After many months of hints, negotiations, and planning, Portland Opera’s announced what might be the boldest gamble in its half-century history: It’s transforming itself into a summer festival company. (Our friend David Stabler has the story on OregonLive.) The current season, which delays its opening until November 7 with the return of the popular operetta Die Fledermaus, begins the seasonal scrunch: Carmen runs in February, and the rest of the productions – Show Boat, The Rake’s Progress, The Elixir of Love – are clustered between May and July.

The 2016 season amps up the seasonal action, dropping back down to four productions and squeezing them into the summer months: two shows in the 3,000-seat Keller Auditorium, two in the much more intimate, 900-seat Newmark Theatre. The Newmark has already proven to be a popular venue for the company, and is valuable in several ways. It costs less than the Keller, so the company can be more adventurous in its programming. It doesn’t demand giant voices, so casting becomes easier. It provides excellent opportunities for the company’s flourishing resident artist program of younger singers. And audiences just like the intimacy of the Newmark, especially compared to the Keller, which general director Christopher Mattaliano described to Stabler as “an airport hangar.”

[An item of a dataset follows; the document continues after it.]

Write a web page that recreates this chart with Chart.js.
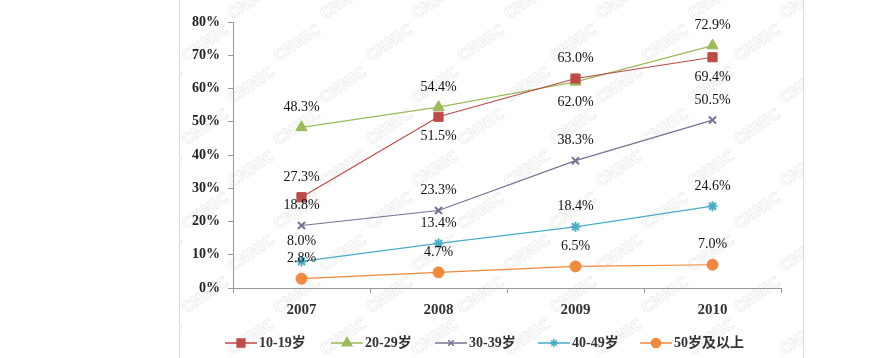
<!DOCTYPE html>
<html><head><meta charset="utf-8">
<script src="https://cdn.jsdelivr.net/npm/chart.js@4/dist/chart.umd.min.js"></script>
<style>html,body{margin:0;padding:0;background:#fff}#wrap{width:893px;height:358px;position:relative}</style>
</head><body><div id="wrap"><canvas id="c" width="893" height="358"></canvas></div>
<script>
const categories = ['2007','2008','2009','2010'];
const seriesNames = ['10-19岁','20-29岁','30-39岁','40-49岁','50岁及以上'];
const s1019 = [27.3, 51.5, 63.0, 69.4];
const s2029 = [48.3, 54.4, 62.0, 72.9];
const s3039 = [18.8, 23.3, 38.3, 50.5];
const s4049 = [8.0, 13.4, 18.4, 24.6];
const s50 = [2.8, 4.7, 6.5, 7.0];
const yTicks = [0,10,20,30,40,50,60,70,80];
// label placement: 'a' above, 'b' below
const pos1019 = ['a','b','a','b'];
const pos2029 = ['a','a','b','a'];
const pos3039 = ['a','a','a','a'];
const pos4049 = ['a','a','a','a'];
const pos50 = ['a','a','a','a'];

const colors = ['#BE4B48','#9BBB59','#7A7094','#4BACC6','#F0883E'];
const styles = ['rect','triangle','crossRot','star','circle'];
const radii = [6.5,6.5,5,5,5.5];
const vals = [s1019,s2029,s3039,s4049,s50];
const poss = [pos1019,pos2029,pos3039,pos4049,pos50];

const datasets = vals.map((v,i)=>({
  label: seriesNames[i], data: v, borderColor: colors[i], backgroundColor: colors[i],
  borderWidth: 1.2, pointStyle: styles[i], pointRadius: radii[i],
  pointBorderWidth: (styles[i]==='crossRot'||styles[i]==='star')?2:1,
  pointBackgroundColor: colors[i], pointBorderColor: colors[i], tension: 0, fill:false,
  labelPos: poss[i]
}));

const watermark = {
  id:'watermark',
  beforeDraw(chart){
    const ctx = chart.ctx; ctx.save();
    ctx.fillStyle = '#fff'; ctx.fillRect(0,0,chart.width,chart.height);
    ctx.beginPath(); ctx.rect(180,0,623,chart.height); ctx.clip();
    ctx.font = 'bold 15px "DejaVu Sans"';
    ctx.strokeStyle = 'rgba(0,0,0,0.08)'; ctx.lineWidth = 1;
    for (let r=-2; r<14; r++){
      for (let c=0; c<12; c++){
        const x = 140 + c*92 + (r%2)*46, y = r*42 + 20;
        ctx.save(); ctx.translate(x,y); ctx.rotate(-0.6);
        ctx.strokeText('CNNIC',0,0); ctx.restore();
      }
    }
    ctx.restore();
    ctx.save();
    ctx.strokeStyle = '#dadada'; ctx.lineWidth = 1;
    ctx.beginPath(); ctx.moveTo(179.5,0); ctx.lineTo(179.5,chart.height);
    ctx.moveTo(803.5,0); ctx.lineTo(803.5,chart.height); ctx.stroke();
    ctx.restore();
  }
};

const dataLabels = {
  id:'dataLabels',
  afterDatasetsDraw(chart){
    const ctx = chart.ctx; ctx.save();
    ctx.font = '14px "Liberation Serif"'; ctx.fillStyle = '#111';
    ctx.textAlign='center'; ctx.textBaseline='middle';
    chart.data.datasets.forEach((ds,i)=>{
      const meta = chart.getDatasetMeta(i);
      meta.data.forEach((pt,j)=>{
        const dy = ds.labelPos[j]==='a' ? -20 : 20;
        ctx.fillText(ds.data[j].toFixed(1)+'%', pt.x, pt.y+dy);
      });
    });
    ctx.restore();
  }
};

const legendPlugin = {
  id:'customLegend',
  afterDraw(chart){
    const ctx = chart.ctx; ctx.save();
    const y = 343;
    const starts = [225,331,435,538,640];
    ctx.textBaseline='middle'; ctx.textAlign='left';
    chart.data.datasets.forEach((ds,i)=>{
      const x0 = starts[i];
      ctx.strokeStyle = ds.borderColor; ctx.lineWidth = 1.5;
      ctx.beginPath(); ctx.moveTo(x0,y); ctx.lineTo(x0+32,y); ctx.stroke();
      ctx.fillStyle = ds.backgroundColor; ctx.strokeStyle = ds.borderColor;
      Chart.helpers.drawPoint(ctx,{pointStyle:ds.pointStyle,radius:ds.pointRadius-1,borderWidth:ds.pointBorderWidth,rotation:0},x0+16,y);
      ctx.fillStyle = '#333';
      ctx.font = 'bold 14px "Liberation Serif", "Noto Sans CJK SC"';
      ctx.fillText(ds.label, x0+34, y);
    });
    ctx.restore();
  }
};

new Chart(document.getElementById('c'), {
  type:'line',
  data:{labels:categories, datasets},
  options:{
    responsive:false, animation:false, devicePixelRatio:1,
    layout:{padding:{left:0, right:112, top:22, bottom:0}},
    plugins:{legend:{display:false}, tooltip:{enabled:false}},
    scales:{
      x:{
        offset:true,
        grid:{display:true, offset:true, drawOnChartArea:false, drawTicks:true, tickLength:5, color:'#999'},
        border:{display:true, color:'#999', width:1},
        ticks:{font:{family:'"Liberation Serif"', size:15, weight:'bold'}, color:'#333', padding:8},
        afterFit(s){ s.height = 70; }
      },
      y:{
        min:0, max:80,
        afterBuildTicks(s){ s.ticks = yTicks.map(v=>({value:v})); },
        grid:{display:true, drawOnChartArea:false, drawTicks:true, tickLength:5, color:'#999'},
        border:{display:true, color:'#999', width:1},
        ticks:{font:{family:'"Liberation Serif"', size:14, weight:'bold'}, color:'#222', padding:8, callback:v=>v+'%'},
        afterFit(s){ s.width = 233; }
      }
    }
  },
  plugins:[watermark, dataLabels, legendPlugin]
});
</script></body></html>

Pop the Champagne: Die Fledermaus is opening soon, and Portland Opera's celebrating more than that.

Pop the Champagne: Die Fledermaus is opening soon, and Portland Opera’s celebrating more than that.

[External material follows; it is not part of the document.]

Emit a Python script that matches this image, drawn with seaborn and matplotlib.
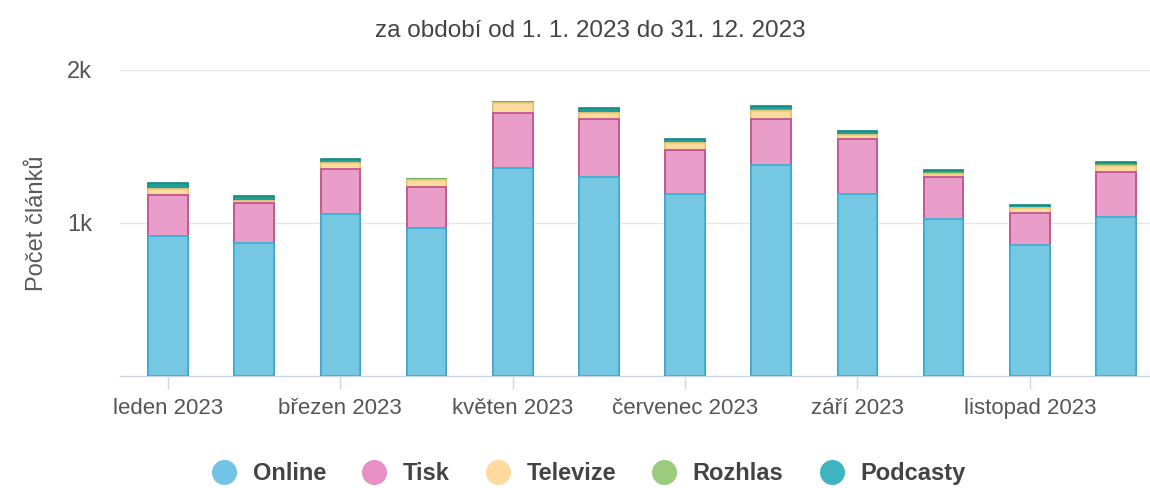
import numpy as np
import pandas as pd
import matplotlib
matplotlib.use("Agg")
import matplotlib.pyplot as plt
from matplotlib.lines import Line2D
import seaborn as sns

# Data
mesice = ["leden 2023", "únor 2023", "březen 2023", "duben 2023", "květen 2023", "červen 2023",
          "červenec 2023", "srpen 2023", "září 2023", "říjen 2023", "listopad 2023", "prosinec 2023"]
online = [918, 866, 1060, 970, 1362, 1300, 1191, 1377, 1191, 1028, 859, 1038]
tisk = [262, 262, 291, 262, 354, 378, 284, 302, 356, 275, 208, 297]
televize = [39, 15, 39, 52, 70, 39, 46, 54, 26, 15, 28, 37]
rozhlas = [5, 3, 4, 1, 2, 4, 3, 4, 5, 8, 3, 4]
podcasty = [35, 30, 26, 3, 3, 33, 26, 29, 24, 20, 22, 22]

serie = ["Online", "Tisk", "Televize", "Rozhlas", "Podcasty"]
barvy = {"Online": "#76c8e2", "Tisk": "#e99dc9", "Televize": "#fcdc9e",
         "Rozhlas": "#9ccd80", "Podcasty": "#1e9f9c"}
okraje = {"Online": "#2db3d6", "Tisk": "#c04a92", "Televize": "#f4c777",
          "Rozhlas": "#74b456", "Podcasty": "#14877f"}
legenda_barvy = {"Online": "#72c4e6", "Tisk": "#e78fc6", "Televize": "#fddb9f",
                 "Rozhlas": "#9bcb7d", "Podcasty": "#3db4c0"}

df = pd.DataFrame({"mesic": mesice, "Online": online, "Tisk": tisk, "Televize": televize,
                   "Rozhlas": rozhlas, "Podcasty": podcasty})
kum = df[serie].cumsum(axis=1)
kum["mesic"] = df["mesic"]

plt.rcParams["font.family"] = ["Liberation Sans", "DejaVu Sans"]

fig = plt.figure(figsize=(11.5, 4.88), dpi=100)
ax = fig.add_axes([0.1043, 0.2295, 0.8957, 0.6271])

# stacked bars: draw cumulative totals from top layer down
for s in reversed(serie):
    sns.barplot(data=kum, x="mesic", y=s, color=barvy[s], width=0.46,
                edgecolor=okraje[s], linewidth=1.2, saturation=1, ax=ax, zorder=3)

ax.set_xlim(-0.557, 11.394)
ax.set_ylim(0, 2000)
ax.set_yticks([1000, 2000])
ax.set_yticklabels(["1k", "2k"])
ax.yaxis.grid(True, color="#e6e6e6", linewidth=1)
ax.set_axisbelow(True)
ax.tick_params(axis="y", length=0, pad=20, labelsize=17, labelcolor="#555555")

ax.set_xticks(range(0, 12, 2))
ax.set_xticklabels(mesice[::2])
ax.tick_params(axis="x", length=9, width=1, color="#ccd6eb", labelsize=16,
               labelcolor="#555555", pad=7)

for sp in ["top", "right", "left"]:
    ax.spines[sp].set_visible(False)
ax.spines["bottom"].set_color("#ccd6eb")
ax.spines["bottom"].set_linewidth(1)

ax.set_xlabel("")
ax.set_ylabel("Počet článků", fontsize=17, color="#5a5a5a", labelpad=14)

fig.text(0.513, 0.937, "za období od 1. 1. 2023 do 31. 12. 2023", ha="center", va="center",
         fontsize=17.5, color="#444444")

handles = [Line2D([], [], marker="o", linestyle="", markersize=17,
                  markerfacecolor=legenda_barvy[s], markeredgecolor=legenda_barvy[s]) for s in serie]
leg = fig.legend(handles, serie, loc="center", bbox_to_anchor=(0.507, 0.03), ncol=5,
                 frameon=False, handletextpad=0.2, columnspacing=1.05,
                 prop={"size": 17, "weight": "bold"})
for t in leg.get_texts():
    t.set_color("#444444")

fig.savefig("out.png", dpi=100)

Like symphonic orchestras, opera companies are struggling to keep afloat in a shifting contemporary cultural scene. Once the opera and symphony were almost the only games in town. Now they’re swimming along with hundreds of other opportunities, and battling the perception that they’re simply out of date. Portland Opera has been in the black for several years, but staying there hasn’t been easy. Mattaliano says the move to a festival season will save about eight percent in operating costs – a significant chunk – and stave off what he described to Stabler as “death by a thousand paper cuts.” But it’s not only about money, although that’s a huge consideration. The shakeup could reinvigorate the company artistically, too.

There are dangers, and inevitable questions. How will audiences adapt? How will the opera keep itself in the public mind during its long off-seasons? Is it marginalizing itself, or focusing itself? We’ll be watching. It’s certainly not the same old same old, and that’s good. Places like Santa Fe and Glimmerglass thrive on a festival system. Can Portland do the same? Will the company evolve into something like the Oregon Shakespeare Festival and the Britt Festivals in southern Oregon, or carve out an identity that’s strictly its own? Will it have the concentration of energy and the variety of attractions that the word “festival” implies? Will it feel like a festival at all without its own grounds? Or will “festival” simply mean business as usual, but only in the summer months? The game’s changing. Can anyone imagine, 20 years from now, a summer season in a beautiful shell in Yamhill County wine country, shared by the opera and the Oregon Symphony, in a more relaxed summer season similar to Boston’s and Chicago’s, and drawing audiences not just from Portland but from the entire West Coast? Well, now we’re just getting ahead of ourselves.